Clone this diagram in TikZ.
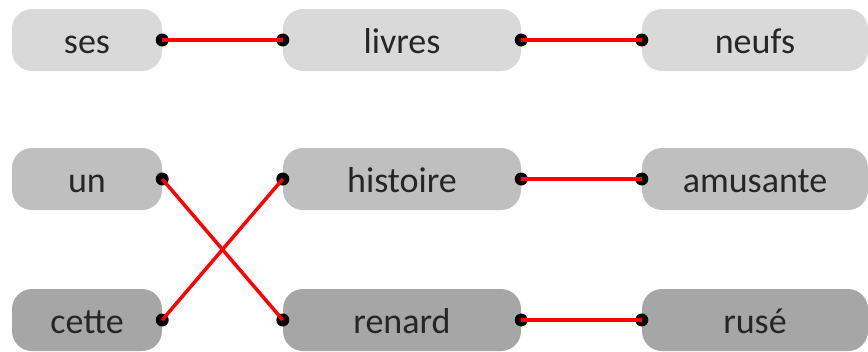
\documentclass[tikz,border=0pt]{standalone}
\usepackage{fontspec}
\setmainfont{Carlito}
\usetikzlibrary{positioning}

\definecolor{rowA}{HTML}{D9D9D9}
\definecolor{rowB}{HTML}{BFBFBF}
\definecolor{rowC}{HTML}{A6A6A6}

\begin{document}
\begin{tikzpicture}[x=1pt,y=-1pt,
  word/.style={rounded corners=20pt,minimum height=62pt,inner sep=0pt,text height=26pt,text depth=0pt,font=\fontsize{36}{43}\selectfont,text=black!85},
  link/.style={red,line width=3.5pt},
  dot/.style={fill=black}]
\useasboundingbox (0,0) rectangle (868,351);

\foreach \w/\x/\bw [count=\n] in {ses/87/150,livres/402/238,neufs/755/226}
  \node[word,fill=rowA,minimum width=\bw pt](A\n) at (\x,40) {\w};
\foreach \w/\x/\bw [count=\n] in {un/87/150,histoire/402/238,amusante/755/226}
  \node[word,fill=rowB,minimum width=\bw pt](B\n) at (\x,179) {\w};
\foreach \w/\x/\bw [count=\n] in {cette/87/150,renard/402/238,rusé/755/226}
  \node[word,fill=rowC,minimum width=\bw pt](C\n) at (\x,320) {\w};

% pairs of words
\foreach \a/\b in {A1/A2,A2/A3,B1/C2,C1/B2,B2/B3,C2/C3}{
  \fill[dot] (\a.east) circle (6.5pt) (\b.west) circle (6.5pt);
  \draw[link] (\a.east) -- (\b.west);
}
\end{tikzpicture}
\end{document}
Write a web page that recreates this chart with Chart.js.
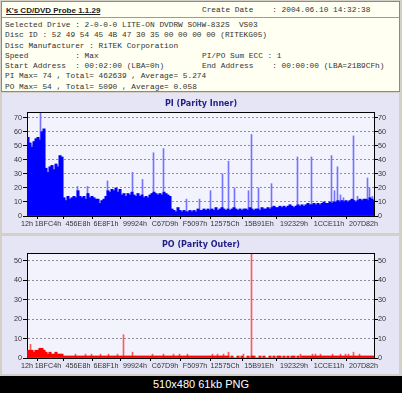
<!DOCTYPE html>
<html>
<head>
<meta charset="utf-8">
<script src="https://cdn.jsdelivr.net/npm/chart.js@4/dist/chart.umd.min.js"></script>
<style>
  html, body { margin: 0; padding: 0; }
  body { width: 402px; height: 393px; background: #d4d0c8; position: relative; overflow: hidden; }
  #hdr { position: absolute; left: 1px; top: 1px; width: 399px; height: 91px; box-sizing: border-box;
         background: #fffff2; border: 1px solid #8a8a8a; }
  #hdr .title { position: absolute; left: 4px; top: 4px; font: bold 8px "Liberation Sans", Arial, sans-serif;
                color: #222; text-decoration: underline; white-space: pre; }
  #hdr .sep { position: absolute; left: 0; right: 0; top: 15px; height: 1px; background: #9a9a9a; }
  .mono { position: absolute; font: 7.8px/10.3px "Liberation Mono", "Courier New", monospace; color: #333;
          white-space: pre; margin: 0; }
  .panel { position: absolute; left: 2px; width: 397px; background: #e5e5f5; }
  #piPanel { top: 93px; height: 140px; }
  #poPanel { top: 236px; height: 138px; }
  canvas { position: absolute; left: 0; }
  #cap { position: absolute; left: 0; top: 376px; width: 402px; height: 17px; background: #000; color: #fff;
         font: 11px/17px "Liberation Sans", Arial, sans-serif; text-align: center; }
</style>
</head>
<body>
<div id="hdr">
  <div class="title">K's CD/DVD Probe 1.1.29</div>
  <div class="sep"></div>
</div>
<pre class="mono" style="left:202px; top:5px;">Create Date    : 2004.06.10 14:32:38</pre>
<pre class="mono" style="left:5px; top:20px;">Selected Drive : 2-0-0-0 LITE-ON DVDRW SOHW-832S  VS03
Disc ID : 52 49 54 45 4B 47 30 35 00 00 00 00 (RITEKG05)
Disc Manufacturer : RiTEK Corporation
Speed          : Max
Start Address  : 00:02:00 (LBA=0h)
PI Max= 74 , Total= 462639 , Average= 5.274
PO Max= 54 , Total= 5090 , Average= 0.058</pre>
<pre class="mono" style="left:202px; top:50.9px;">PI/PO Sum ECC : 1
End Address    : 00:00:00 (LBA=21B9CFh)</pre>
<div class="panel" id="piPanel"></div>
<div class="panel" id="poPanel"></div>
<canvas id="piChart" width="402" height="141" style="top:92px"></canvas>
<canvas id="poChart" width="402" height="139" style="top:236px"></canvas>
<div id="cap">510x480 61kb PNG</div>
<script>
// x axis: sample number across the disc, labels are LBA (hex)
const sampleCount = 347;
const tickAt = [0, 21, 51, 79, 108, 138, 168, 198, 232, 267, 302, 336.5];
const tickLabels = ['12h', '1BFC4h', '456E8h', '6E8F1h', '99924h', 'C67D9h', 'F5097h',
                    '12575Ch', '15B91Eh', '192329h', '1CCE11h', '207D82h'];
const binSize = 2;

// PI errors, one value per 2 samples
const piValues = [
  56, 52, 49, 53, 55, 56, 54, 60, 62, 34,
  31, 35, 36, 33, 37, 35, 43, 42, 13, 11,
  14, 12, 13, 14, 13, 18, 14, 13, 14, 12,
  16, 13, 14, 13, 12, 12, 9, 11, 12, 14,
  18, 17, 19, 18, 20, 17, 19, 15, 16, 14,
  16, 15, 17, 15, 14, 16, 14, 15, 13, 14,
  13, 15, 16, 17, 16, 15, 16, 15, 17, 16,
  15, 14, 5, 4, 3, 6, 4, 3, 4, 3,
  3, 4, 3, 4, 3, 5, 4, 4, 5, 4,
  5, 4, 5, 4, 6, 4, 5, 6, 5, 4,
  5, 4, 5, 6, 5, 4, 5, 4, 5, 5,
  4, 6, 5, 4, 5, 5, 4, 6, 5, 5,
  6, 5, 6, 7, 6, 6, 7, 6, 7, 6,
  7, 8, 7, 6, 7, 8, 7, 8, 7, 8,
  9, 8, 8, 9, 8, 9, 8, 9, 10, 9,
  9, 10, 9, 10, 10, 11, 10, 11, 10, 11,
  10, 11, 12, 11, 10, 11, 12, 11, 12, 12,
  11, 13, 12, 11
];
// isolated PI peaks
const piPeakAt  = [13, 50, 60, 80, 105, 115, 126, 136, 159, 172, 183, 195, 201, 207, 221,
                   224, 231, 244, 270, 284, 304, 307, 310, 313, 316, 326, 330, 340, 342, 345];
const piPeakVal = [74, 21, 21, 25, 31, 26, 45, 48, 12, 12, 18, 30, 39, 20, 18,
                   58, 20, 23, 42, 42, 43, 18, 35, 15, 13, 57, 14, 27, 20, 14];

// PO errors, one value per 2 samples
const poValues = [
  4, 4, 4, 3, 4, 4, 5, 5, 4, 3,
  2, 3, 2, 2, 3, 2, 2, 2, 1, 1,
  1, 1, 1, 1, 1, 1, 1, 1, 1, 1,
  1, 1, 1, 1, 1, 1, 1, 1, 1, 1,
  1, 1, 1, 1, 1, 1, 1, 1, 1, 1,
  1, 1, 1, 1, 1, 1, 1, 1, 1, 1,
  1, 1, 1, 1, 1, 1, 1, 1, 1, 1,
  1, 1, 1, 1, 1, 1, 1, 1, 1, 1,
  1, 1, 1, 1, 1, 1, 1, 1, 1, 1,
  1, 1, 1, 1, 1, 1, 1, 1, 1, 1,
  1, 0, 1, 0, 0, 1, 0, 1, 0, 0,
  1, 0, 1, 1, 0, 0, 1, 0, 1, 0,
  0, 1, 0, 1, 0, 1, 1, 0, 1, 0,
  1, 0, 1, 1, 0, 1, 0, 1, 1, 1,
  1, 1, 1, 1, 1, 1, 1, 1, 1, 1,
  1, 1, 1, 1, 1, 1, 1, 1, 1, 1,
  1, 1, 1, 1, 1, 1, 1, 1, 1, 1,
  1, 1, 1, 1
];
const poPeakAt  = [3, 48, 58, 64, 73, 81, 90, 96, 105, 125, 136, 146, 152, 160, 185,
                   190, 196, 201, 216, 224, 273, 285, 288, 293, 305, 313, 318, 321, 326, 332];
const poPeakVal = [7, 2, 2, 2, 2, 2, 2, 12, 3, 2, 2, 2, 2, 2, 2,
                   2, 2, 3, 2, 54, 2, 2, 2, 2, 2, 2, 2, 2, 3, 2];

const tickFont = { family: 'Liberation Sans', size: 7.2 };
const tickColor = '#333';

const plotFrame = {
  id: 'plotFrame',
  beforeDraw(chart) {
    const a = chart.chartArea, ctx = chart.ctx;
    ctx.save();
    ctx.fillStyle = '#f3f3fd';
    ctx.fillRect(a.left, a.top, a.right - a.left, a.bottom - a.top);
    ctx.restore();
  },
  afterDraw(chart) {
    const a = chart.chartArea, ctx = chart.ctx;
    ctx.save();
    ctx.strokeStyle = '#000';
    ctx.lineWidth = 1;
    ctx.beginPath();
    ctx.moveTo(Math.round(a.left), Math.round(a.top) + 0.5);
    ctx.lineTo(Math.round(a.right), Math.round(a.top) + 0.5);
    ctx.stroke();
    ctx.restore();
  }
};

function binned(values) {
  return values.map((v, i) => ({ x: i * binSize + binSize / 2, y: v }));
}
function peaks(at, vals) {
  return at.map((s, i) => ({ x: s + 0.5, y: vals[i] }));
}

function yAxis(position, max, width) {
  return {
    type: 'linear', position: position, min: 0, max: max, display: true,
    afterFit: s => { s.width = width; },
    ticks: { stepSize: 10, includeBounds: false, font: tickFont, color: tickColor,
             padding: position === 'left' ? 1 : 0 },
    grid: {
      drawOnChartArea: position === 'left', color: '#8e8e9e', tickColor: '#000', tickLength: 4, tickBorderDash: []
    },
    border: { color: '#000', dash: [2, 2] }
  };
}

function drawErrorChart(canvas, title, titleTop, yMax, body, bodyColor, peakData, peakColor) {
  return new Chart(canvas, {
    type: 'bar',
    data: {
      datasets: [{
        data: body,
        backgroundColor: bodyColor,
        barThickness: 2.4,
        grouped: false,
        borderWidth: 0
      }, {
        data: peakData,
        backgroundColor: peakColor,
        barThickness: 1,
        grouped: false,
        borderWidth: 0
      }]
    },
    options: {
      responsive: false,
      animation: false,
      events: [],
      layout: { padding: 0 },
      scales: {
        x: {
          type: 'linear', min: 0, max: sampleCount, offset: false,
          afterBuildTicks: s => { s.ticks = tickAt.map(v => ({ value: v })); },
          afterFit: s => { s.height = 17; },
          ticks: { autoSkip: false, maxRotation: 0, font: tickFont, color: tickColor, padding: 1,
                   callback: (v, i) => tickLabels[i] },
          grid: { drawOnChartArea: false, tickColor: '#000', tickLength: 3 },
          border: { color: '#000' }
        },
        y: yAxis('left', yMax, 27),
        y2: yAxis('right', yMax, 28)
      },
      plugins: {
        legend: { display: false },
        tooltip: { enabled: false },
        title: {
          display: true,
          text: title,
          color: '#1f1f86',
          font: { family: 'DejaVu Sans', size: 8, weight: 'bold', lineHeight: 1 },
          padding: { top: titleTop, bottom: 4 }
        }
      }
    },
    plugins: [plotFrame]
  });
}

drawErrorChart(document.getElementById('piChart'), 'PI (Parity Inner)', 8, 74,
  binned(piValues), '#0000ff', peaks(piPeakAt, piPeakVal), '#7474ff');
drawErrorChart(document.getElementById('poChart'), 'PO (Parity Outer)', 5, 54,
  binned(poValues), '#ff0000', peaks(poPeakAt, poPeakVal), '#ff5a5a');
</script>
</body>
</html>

*-*-*

| WHAT IS BEING ASKED |
State how many lines in the records above contain the word "this", giving only the number.

| RESPONSE TO THE EXERCISE |
2